[What is asked]
Print the listing from its top line through the line containing "import matplotlib.pyplot as plt", nothing more, and leave out the pictures.

[Collected data]
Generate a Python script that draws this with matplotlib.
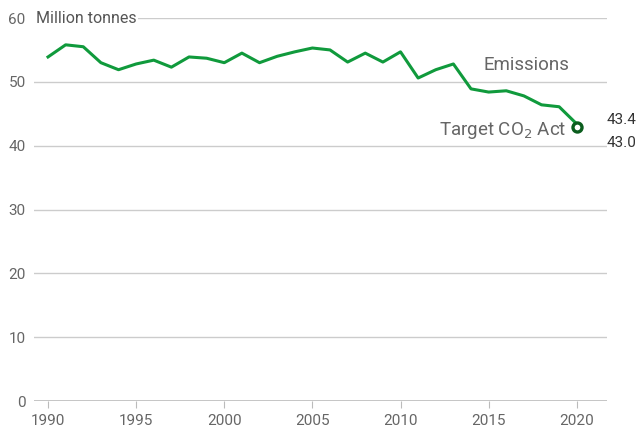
import matplotlib.pyplot as plt

# Emissions in million tonnes
years = list(range(1990, 2021))
emissions = [53.9, 55.8, 55.5, 53.0, 51.9, 52.8, 53.4, 52.3, 53.9, 53.7,
             53.0, 54.5, 53.0, 54.0, 54.7, 55.3, 55.0, 53.1, 54.5, 53.1,
             54.7, 50.6, 51.9, 52.8, 48.9, 48.4, 48.6, 47.8, 46.4, 46.1,
             43.4]
target_year = 2020
target_value = 43.0
yticks = [0, 10, 20, 30, 40, 50, 60]
xticks = [1990, 1995, 2000, 2005, 2010, 2015, 2020]

plt.rcParams['font.family'] = ['Roboto', 'DejaVu Sans']
grey = '#666666'

fig = plt.figure(figsize=(6.4, 4.34), dpi=100)
ax = fig.add_axes([0.053, 0.076, 0.895, 0.8825])

ax.set_xlim(1989.2, 2021.7)
ax.set_ylim(0, 60)

# gridlines
for y in yticks[1:]:
    ax.axhline(y, color='#cccccc', lw=1, zorder=0)
ax.axhline(0, color='#bbbbbb', lw=1.2, zorder=1)

ax.plot(years, emissions, color='#109a3c', lw=2.2, zorder=3)
ax.plot([target_year], [target_value], marker='o', ms=6.5, mfc='white',
        mec='#0b5d1e', mew=2.4, zorder=5)

ax.set_yticks(yticks)
ax.set_yticklabels([str(v) for v in yticks])
ax.set_xticks(xticks)
ax.tick_params(axis='y', length=0, pad=6, labelsize=11, labelcolor=grey)
ax.tick_params(axis='x', length=5, color='#bbbbbb', pad=4, labelsize=11,
               labelcolor=grey)
for s in ax.spines.values():
    s.set_visible(False)

ax.text(1989.3, 60, 'Million tonnes', fontsize=11.5, color='#555555',
        ha='left', va='center', zorder=6,
        bbox=dict(facecolor='white', edgecolor='none', pad=1.5))
ax.text(2019.6, 52.6, 'Emissions', fontsize=13.5, color=grey,
        ha='right', va='center')
ax.text(2019.4, 42.3, 'Target CO$_2$ Act', fontsize=13.5, color=grey,
        ha='right', va='center')
ax.text(2021.7, emissions[-1] + 0.6, '43.4', fontsize=11, color='#333333',
        ha='left', va='center', clip_on=False)
ax.text(2021.7, target_value - 2.6, '43.0', fontsize=11, color='#333333',
        ha='left', va='center', clip_on=False)

fig.savefig('out.png', dpi=100)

[Task response]
Generate a Python script that draws this with matplotlib.
import matplotlib.pyplot as plt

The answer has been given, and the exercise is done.